:: SUPPLIED DATA ::

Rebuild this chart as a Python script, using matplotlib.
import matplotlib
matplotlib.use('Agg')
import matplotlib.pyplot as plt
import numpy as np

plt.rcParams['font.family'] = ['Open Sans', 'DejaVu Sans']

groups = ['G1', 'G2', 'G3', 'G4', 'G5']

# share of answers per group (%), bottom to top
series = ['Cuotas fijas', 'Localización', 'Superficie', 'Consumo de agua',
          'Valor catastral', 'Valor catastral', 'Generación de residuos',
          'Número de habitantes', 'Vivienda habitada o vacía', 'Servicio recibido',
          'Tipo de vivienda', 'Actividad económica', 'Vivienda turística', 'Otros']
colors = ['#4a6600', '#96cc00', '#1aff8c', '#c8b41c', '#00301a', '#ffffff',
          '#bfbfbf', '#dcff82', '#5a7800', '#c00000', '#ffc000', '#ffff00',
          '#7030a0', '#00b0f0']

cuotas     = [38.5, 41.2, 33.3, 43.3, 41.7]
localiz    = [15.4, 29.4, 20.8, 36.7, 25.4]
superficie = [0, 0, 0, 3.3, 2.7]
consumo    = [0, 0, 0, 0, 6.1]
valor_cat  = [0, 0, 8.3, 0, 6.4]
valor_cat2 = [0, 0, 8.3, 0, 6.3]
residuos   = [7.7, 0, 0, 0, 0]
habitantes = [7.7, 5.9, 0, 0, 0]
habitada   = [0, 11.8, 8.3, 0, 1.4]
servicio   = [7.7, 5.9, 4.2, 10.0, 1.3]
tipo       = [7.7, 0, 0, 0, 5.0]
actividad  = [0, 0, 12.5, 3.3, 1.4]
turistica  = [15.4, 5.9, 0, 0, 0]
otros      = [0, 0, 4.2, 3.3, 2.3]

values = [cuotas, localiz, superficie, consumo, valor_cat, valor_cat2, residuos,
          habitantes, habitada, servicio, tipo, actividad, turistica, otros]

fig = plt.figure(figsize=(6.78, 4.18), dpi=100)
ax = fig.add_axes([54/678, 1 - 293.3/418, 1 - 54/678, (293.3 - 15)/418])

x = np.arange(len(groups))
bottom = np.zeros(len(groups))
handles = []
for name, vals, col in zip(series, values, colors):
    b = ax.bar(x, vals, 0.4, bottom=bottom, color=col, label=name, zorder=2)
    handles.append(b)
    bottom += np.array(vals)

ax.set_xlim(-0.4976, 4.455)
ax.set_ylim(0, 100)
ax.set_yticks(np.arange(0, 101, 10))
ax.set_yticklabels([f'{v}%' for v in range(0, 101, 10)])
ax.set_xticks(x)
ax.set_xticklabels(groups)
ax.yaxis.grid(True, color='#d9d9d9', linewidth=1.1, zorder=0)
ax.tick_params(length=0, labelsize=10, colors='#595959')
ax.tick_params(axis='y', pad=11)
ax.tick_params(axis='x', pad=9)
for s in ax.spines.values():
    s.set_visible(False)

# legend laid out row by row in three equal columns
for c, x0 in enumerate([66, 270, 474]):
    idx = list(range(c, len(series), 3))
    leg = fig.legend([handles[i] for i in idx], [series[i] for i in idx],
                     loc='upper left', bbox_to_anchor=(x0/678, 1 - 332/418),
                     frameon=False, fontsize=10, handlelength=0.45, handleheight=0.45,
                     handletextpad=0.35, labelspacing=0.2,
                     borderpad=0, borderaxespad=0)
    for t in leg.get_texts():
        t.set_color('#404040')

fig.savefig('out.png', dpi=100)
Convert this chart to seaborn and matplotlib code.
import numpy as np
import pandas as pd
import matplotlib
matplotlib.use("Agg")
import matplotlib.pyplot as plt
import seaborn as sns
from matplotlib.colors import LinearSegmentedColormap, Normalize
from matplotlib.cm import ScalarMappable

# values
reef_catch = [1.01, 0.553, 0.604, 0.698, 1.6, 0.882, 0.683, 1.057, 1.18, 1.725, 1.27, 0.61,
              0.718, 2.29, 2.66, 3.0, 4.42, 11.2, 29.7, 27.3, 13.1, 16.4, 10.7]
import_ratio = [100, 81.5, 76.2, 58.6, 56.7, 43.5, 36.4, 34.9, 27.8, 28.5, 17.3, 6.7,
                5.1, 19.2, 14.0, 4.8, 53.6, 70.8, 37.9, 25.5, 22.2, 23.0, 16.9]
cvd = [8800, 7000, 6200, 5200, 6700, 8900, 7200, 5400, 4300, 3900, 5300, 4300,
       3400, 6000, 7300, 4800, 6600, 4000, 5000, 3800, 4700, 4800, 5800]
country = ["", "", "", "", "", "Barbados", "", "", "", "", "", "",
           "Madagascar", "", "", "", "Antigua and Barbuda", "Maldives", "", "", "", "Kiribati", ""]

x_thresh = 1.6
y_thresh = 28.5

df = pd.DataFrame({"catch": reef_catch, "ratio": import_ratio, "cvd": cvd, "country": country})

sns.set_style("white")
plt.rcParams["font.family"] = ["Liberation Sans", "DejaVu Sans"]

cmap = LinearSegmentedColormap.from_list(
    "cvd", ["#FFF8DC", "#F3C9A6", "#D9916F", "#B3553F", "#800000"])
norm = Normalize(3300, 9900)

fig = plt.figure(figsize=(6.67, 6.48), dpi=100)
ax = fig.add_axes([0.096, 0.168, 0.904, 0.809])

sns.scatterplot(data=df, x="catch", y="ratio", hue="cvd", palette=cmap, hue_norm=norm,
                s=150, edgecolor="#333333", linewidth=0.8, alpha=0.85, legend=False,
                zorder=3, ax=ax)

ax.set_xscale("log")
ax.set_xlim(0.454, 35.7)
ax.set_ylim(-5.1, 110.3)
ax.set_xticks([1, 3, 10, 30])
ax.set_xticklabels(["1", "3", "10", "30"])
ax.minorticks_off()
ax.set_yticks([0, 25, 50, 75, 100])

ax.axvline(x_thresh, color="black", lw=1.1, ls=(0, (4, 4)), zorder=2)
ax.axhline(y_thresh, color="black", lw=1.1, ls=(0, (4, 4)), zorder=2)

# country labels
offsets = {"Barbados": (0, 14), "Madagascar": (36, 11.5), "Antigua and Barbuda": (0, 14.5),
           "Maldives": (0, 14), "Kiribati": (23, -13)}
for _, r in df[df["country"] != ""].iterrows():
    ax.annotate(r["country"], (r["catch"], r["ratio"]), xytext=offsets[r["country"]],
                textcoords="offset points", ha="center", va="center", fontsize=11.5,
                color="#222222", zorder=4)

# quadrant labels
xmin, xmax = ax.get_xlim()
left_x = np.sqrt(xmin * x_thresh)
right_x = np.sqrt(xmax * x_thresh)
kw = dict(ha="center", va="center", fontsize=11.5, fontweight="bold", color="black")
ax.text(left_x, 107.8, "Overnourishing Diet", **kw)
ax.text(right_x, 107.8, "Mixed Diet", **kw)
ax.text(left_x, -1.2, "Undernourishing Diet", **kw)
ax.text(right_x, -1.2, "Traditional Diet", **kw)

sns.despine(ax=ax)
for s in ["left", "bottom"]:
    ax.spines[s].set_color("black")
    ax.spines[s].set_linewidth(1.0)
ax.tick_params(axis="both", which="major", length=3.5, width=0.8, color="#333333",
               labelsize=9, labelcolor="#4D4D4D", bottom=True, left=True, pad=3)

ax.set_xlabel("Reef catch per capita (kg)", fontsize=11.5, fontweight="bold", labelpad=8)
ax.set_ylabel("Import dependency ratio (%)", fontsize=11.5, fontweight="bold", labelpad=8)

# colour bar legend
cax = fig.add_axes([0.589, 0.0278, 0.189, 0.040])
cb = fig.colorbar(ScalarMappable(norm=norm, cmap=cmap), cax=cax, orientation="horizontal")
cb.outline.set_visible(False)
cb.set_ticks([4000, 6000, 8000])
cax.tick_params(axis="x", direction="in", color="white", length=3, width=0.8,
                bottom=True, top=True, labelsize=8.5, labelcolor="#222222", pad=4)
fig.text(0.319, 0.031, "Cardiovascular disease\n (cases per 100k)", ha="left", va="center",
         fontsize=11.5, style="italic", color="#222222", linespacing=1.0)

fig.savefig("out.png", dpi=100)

:::

*SHORT PROBLEM*. Using the entries above, extract exactly the span from the line with "Convert this chart" to the line with "from matplotlib.cm import ScalarMappable", both lines included; leave out everything else.

*FULL OUTPUT*.
Convert this chart to seaborn and matplotlib code.
import numpy as np
import pandas as pd
import matplotlib
matplotlib.use("Agg")
import matplotlib.pyplot as plt
import seaborn as sns
from matplotlib.colors import LinearSegmentedColormap, Normalize
from matplotlib.cm import ScalarMappable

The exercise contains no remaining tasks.